Il est vrai que la situation en Tunisie est difficile à comprendre pour les Européens. « Ne regardez pas la situation en Tunisie à travers des yeux d’Européens », a insisté Nabil Ammar, « la Tunisie n’a pas besoin d’ingérence étrangère, mais de soutiens concrets dans cette quête d’une ‘vraie’ démocratie que souhaitent très majoritairement les Tunisiens. » Interrogé par Eurojournalist(e), le haut diplomate tunisien a précisé les domaines où l’Europe peut favorablement intervenir : ouverture du marché européen pour des produits agricoles, tourisme, investissements, formation de jeunes. Mais il n’en reste pas moins qu’il faut maintenant convaincre les responsables européens que ce qui pourrait être mépris pour un coup d’état, n’est en vérité qu’une étape vers une démocratie.

Nathalie Loiseau, ancienne ministre française des affaires européennes, était très claire dans sa réponse : « Loin de l’Europe de vouloir s’ingérer dans la politique tunisienne, mais il faudra établir une feuille de route qui dessine les étapes suivantes vers la mise en œuvre d’un système démocratique. » Mais une telle feuille de route est difficile à dessiner dans un pays marquée par une grande instabilité politique et qui actuellement, cherche justement sa voie vers la démocratie.

Il faudra également être vigilant de ne pas tomber dans un schéma « qui était là en premier, l’œuf ou la poule ? », car si la Tunisie a besoin d’investissements, les investisseurs, eux, ont besoin de stabilité politique. Le danger étant qu’on attend des deux côtés que l’autre bouge et cela se traduirait par l’inertie.

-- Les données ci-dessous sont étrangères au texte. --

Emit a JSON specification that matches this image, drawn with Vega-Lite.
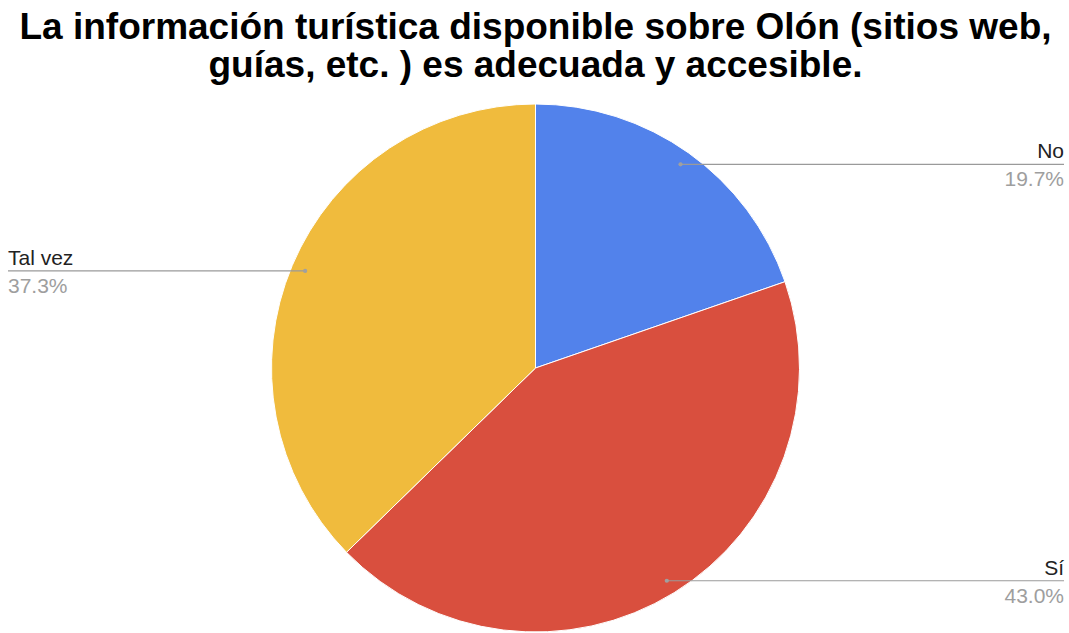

Mais cette stabilité politique, autant la Tunisie que l’Europe en ont besoin. Ainsi, Nabil Ammar a rappelé que l’Europe a également un besoin vital d’une situation stable autour de la Méditerranée, car même si cette mer sépare les continents, la Tunisie reste un voisin de l’Union Européenne.

Les eurodéputés ayant participé à cette rencontre, souhaitent tous raviver les bonnes relations entre l’Europe et la Tunisie, toutefois, ils attendent de voir la suite de l’évolution en Tunisie. De cette évolution, dépendront ensuite les mesures concrètes que l’on peut mettre en œuvre. Et il faudra agir rapidement. Autant Nabil Ammar que d’autres intervenants ont relaté un rejet de l’étranger croissant en Tunisie, certainement du à un sentiment d’abandon et également, la peur de l’avenir dans ce pays de 11 millions d’habitants situé dans une région en proie d’une grande insécurité ces dernières années.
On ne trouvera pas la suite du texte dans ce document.